• Task prompt
Everything from the line containing "Reproduce this chart with matplotlib." through the line containing "from matplotlib.transforms import" must be quoted exactly; everything else is left out.

• Extracted data entries
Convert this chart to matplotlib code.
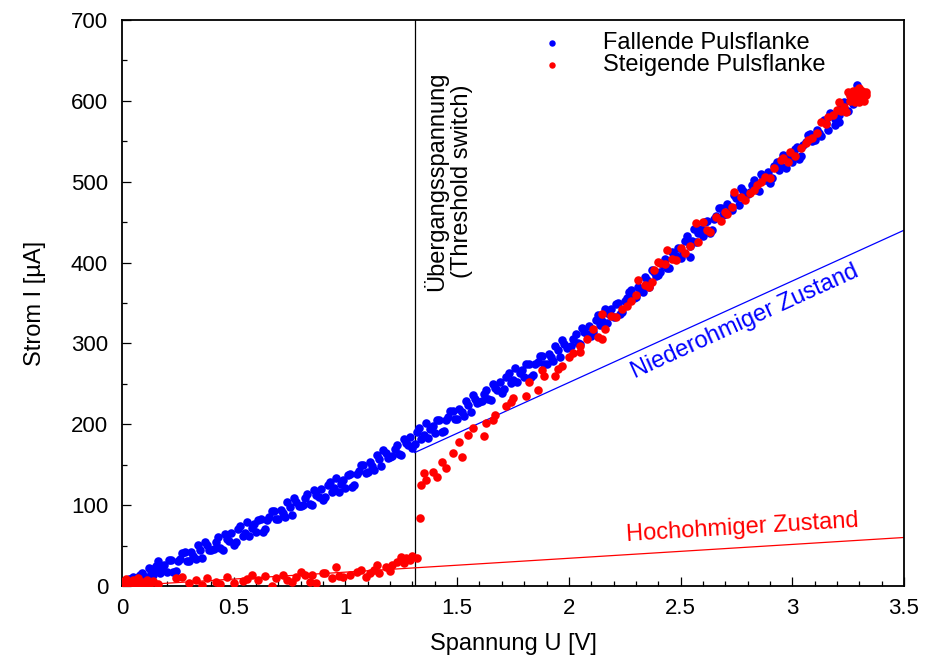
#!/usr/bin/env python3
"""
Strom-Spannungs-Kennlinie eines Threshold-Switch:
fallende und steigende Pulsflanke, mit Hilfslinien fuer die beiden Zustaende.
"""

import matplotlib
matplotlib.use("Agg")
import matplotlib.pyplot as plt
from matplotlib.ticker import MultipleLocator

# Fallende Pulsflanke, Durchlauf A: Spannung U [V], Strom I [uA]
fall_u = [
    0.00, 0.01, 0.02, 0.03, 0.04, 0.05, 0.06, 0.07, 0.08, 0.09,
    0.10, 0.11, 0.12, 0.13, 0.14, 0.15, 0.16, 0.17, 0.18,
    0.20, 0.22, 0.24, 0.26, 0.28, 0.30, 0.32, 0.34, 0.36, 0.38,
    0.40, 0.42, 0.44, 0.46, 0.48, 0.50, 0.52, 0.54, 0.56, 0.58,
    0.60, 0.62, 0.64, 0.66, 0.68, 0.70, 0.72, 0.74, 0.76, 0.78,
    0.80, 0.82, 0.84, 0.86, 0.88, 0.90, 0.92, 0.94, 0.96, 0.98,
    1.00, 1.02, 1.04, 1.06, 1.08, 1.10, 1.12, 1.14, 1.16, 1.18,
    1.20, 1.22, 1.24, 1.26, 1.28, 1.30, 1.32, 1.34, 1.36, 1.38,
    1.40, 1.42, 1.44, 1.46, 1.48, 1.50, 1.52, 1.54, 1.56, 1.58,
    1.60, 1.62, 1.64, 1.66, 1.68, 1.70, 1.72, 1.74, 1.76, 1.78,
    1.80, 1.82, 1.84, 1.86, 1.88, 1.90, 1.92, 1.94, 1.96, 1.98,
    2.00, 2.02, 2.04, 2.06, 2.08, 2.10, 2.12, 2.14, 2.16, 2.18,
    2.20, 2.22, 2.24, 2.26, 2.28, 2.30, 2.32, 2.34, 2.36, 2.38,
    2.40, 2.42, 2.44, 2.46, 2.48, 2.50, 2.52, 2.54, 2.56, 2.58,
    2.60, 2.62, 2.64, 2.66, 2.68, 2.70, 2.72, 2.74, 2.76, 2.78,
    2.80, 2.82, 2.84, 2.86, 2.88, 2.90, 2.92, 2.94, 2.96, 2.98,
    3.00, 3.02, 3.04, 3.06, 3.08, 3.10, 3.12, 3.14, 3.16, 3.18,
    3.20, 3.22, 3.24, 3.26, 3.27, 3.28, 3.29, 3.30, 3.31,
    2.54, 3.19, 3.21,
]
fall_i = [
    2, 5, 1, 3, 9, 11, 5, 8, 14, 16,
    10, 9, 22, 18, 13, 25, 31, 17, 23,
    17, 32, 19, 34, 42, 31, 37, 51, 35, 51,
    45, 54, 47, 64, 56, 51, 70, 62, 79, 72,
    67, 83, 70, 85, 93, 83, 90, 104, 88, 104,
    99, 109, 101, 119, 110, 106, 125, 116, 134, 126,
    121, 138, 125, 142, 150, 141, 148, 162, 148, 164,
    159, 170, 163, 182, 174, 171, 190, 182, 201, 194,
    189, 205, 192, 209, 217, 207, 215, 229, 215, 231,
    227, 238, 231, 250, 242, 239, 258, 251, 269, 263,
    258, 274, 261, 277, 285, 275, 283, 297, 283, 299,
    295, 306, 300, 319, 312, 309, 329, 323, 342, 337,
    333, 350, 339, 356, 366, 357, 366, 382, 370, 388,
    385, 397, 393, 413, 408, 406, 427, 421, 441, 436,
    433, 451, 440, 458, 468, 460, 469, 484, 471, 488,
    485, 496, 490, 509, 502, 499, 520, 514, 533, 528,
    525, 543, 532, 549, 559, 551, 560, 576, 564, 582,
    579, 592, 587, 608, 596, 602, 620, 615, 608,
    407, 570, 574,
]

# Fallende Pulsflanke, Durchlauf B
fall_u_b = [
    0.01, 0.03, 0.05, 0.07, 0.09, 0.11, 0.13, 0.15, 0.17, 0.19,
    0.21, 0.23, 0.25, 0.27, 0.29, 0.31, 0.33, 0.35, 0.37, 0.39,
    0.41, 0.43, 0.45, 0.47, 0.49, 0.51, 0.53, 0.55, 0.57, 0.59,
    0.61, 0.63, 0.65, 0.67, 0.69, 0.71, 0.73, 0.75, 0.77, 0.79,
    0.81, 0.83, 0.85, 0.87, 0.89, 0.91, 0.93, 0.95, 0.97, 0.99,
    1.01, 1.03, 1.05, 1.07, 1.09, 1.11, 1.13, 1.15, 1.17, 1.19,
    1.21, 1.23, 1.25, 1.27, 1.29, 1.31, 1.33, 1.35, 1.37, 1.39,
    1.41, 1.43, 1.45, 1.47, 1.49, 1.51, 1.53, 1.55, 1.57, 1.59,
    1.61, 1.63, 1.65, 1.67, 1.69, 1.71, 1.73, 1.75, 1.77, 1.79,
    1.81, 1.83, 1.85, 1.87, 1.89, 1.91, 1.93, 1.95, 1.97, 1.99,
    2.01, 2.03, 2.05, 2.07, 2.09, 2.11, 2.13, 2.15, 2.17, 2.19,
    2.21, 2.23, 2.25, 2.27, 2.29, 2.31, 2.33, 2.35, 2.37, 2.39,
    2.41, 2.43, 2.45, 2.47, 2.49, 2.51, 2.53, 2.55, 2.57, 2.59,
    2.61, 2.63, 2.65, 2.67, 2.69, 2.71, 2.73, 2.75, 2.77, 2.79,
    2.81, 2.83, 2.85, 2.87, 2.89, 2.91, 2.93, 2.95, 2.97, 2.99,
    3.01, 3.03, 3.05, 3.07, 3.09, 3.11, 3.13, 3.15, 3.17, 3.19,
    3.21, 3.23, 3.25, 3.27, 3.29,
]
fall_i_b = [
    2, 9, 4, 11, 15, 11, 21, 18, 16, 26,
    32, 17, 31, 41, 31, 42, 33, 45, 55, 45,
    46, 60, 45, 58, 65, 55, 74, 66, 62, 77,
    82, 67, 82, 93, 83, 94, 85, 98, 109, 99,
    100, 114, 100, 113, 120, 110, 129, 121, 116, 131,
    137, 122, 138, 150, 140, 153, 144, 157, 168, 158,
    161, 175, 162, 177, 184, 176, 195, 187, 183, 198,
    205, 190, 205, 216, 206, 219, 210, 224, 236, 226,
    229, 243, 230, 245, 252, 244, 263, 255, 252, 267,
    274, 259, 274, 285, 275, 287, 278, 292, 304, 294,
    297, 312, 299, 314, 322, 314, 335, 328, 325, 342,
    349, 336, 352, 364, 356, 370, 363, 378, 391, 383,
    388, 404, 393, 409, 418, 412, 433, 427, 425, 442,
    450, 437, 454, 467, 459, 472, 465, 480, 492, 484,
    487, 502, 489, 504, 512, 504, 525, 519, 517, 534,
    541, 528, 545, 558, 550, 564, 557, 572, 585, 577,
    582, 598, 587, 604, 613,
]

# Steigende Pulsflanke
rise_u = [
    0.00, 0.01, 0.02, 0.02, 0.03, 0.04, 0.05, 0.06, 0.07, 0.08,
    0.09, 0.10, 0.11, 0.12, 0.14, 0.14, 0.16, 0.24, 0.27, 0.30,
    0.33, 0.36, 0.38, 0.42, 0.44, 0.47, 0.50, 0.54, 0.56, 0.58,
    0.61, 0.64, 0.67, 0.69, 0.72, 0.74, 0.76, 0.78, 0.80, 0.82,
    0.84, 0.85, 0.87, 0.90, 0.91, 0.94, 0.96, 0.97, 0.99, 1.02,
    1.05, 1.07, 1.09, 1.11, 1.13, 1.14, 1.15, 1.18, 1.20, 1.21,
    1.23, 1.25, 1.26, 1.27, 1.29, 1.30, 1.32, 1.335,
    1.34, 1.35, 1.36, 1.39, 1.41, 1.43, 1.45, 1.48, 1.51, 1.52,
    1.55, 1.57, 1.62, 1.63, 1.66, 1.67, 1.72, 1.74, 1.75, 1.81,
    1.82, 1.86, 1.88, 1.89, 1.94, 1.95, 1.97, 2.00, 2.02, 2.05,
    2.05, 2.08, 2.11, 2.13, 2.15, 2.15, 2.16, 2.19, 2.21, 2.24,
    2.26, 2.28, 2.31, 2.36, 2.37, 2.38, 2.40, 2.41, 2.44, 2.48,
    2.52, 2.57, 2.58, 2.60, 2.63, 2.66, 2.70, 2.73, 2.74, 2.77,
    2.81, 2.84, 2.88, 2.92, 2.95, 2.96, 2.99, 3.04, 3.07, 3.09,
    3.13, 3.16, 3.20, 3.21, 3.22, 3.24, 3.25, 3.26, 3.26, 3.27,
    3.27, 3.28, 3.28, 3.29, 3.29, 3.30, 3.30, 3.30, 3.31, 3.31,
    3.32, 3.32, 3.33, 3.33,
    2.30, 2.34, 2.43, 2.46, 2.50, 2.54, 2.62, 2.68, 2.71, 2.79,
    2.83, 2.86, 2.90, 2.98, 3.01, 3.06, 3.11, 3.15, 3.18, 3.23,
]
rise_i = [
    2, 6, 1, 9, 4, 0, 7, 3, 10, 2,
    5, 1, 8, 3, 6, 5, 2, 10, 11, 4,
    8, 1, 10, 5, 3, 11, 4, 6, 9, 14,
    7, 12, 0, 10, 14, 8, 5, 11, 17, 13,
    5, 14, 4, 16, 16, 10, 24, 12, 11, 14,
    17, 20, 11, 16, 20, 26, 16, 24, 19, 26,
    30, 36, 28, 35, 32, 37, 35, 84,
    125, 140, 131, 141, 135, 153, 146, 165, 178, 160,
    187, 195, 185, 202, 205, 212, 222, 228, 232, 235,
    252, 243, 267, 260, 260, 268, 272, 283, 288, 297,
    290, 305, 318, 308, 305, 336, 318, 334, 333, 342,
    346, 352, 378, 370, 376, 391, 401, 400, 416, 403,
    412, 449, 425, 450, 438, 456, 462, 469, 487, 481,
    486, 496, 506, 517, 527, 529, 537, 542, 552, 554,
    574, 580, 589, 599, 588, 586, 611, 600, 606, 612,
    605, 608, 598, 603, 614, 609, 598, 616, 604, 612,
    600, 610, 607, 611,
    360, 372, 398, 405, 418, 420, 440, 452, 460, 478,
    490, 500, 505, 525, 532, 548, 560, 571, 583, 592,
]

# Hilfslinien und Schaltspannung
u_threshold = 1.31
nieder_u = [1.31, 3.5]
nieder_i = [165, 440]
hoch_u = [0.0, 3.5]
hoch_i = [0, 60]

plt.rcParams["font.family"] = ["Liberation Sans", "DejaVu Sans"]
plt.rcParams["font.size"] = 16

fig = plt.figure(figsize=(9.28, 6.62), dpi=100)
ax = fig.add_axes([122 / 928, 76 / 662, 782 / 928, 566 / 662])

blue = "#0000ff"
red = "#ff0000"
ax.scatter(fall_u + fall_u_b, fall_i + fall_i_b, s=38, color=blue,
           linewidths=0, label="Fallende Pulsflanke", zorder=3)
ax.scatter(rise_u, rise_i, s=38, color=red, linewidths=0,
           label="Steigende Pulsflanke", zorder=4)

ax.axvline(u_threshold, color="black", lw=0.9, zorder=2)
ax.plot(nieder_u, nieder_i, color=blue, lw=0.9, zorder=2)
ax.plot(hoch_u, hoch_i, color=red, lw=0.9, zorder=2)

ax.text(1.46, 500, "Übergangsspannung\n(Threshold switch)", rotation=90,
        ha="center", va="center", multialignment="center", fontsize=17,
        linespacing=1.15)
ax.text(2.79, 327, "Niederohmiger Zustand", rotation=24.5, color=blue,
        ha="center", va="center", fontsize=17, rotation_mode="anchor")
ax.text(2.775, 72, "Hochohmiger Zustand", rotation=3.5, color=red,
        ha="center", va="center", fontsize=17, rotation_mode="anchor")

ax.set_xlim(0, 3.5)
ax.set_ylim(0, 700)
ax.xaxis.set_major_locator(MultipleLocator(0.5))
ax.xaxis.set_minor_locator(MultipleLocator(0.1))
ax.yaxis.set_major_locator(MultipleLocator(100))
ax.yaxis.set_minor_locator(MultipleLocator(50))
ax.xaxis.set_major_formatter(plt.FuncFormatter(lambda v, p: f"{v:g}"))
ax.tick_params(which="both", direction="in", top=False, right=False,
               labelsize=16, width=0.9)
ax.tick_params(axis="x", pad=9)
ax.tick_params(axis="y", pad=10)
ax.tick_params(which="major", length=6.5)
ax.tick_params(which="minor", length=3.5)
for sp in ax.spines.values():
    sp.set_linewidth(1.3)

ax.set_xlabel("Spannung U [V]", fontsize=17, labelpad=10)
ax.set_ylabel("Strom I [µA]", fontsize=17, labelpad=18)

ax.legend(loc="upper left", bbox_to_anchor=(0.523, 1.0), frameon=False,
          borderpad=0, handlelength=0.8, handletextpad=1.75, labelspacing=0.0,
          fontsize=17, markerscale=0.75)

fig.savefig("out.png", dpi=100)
* * *
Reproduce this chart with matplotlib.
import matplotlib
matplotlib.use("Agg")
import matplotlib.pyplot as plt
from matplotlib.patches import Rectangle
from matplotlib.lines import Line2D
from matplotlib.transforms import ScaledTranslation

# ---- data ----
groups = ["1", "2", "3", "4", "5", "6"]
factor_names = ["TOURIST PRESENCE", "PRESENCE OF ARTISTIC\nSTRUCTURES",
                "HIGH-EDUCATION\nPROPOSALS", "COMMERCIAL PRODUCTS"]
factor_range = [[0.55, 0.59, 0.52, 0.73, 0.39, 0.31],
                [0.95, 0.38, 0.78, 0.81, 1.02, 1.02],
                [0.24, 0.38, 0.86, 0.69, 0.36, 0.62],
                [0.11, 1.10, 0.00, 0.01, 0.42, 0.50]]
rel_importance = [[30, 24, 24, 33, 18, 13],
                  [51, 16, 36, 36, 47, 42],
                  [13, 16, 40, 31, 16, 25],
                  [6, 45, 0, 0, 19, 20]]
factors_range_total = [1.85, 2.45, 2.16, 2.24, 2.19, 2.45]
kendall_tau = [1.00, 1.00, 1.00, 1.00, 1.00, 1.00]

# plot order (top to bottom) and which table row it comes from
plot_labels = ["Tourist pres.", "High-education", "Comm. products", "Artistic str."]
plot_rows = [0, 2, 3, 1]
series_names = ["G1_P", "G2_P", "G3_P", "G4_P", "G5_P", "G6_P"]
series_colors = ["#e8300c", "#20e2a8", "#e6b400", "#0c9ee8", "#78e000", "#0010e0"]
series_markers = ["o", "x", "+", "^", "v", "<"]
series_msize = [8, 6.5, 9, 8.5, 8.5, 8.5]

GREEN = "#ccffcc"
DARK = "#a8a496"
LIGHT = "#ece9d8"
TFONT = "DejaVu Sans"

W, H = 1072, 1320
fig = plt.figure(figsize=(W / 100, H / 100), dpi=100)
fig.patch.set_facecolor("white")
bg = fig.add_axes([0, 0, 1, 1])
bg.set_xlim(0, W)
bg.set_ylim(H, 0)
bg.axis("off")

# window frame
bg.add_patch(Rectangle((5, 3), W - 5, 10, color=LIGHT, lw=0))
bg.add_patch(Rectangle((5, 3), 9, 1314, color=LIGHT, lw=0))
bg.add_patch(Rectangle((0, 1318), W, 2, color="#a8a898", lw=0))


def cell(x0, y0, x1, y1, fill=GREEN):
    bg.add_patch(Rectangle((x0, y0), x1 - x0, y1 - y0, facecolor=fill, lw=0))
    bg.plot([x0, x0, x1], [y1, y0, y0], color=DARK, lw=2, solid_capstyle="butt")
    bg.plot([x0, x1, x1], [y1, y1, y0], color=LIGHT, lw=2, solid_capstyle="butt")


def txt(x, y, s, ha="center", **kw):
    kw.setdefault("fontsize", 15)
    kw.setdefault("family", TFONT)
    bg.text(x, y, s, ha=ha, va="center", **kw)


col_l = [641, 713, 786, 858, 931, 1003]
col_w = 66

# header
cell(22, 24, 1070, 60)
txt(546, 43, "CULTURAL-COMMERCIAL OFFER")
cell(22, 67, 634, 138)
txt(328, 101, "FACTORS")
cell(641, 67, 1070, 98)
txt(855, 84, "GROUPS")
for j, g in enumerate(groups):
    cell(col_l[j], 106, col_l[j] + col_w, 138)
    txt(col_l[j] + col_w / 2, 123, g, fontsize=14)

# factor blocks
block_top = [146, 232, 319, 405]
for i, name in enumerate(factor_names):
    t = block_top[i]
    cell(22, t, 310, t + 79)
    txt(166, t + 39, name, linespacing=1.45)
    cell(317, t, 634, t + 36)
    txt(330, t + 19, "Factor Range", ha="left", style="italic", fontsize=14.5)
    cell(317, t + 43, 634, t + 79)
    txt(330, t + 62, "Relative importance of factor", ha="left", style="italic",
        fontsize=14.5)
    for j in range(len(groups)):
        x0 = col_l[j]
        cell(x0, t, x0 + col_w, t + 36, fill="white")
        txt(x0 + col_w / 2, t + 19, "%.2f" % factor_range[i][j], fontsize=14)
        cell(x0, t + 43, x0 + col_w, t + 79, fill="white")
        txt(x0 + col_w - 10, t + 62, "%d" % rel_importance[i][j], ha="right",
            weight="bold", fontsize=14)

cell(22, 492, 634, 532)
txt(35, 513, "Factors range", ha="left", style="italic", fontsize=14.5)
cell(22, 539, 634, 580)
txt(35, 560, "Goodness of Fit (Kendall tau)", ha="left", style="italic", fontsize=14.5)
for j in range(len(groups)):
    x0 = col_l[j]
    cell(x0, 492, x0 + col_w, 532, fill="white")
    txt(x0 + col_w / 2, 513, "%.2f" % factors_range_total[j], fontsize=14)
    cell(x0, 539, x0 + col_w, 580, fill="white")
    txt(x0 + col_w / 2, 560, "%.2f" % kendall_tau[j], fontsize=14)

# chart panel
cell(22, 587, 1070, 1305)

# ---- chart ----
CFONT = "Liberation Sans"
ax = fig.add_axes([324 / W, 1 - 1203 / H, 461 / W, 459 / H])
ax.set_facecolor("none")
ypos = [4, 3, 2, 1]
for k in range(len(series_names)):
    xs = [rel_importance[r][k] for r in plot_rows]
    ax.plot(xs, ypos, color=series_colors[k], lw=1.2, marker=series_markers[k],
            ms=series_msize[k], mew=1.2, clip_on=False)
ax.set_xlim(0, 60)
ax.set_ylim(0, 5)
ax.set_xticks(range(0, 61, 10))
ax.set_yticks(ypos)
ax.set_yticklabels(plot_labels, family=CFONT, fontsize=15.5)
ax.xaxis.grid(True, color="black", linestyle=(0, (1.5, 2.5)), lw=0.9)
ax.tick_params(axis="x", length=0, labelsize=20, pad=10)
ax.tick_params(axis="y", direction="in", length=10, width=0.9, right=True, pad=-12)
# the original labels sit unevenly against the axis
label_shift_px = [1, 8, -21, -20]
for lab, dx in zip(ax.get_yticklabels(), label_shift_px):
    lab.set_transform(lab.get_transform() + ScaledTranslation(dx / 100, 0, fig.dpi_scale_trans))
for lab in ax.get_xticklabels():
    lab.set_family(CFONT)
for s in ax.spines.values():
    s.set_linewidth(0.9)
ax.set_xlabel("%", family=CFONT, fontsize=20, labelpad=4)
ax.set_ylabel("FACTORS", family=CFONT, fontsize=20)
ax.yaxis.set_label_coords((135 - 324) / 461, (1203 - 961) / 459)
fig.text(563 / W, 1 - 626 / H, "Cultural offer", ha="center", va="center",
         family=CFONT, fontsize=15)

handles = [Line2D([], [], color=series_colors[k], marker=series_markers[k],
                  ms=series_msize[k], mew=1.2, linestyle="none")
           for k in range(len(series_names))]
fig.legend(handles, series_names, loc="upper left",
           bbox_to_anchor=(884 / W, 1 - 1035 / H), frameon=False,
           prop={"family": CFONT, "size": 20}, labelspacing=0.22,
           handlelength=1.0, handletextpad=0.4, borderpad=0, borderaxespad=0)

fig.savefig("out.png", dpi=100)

• Complete answer
Reproduce this chart with matplotlib.
import matplotlib
matplotlib.use("Agg")
import matplotlib.pyplot as plt
from matplotlib.patches import Rectangle
from matplotlib.lines import Line2D
from matplotlib.transforms import ScaledTranslation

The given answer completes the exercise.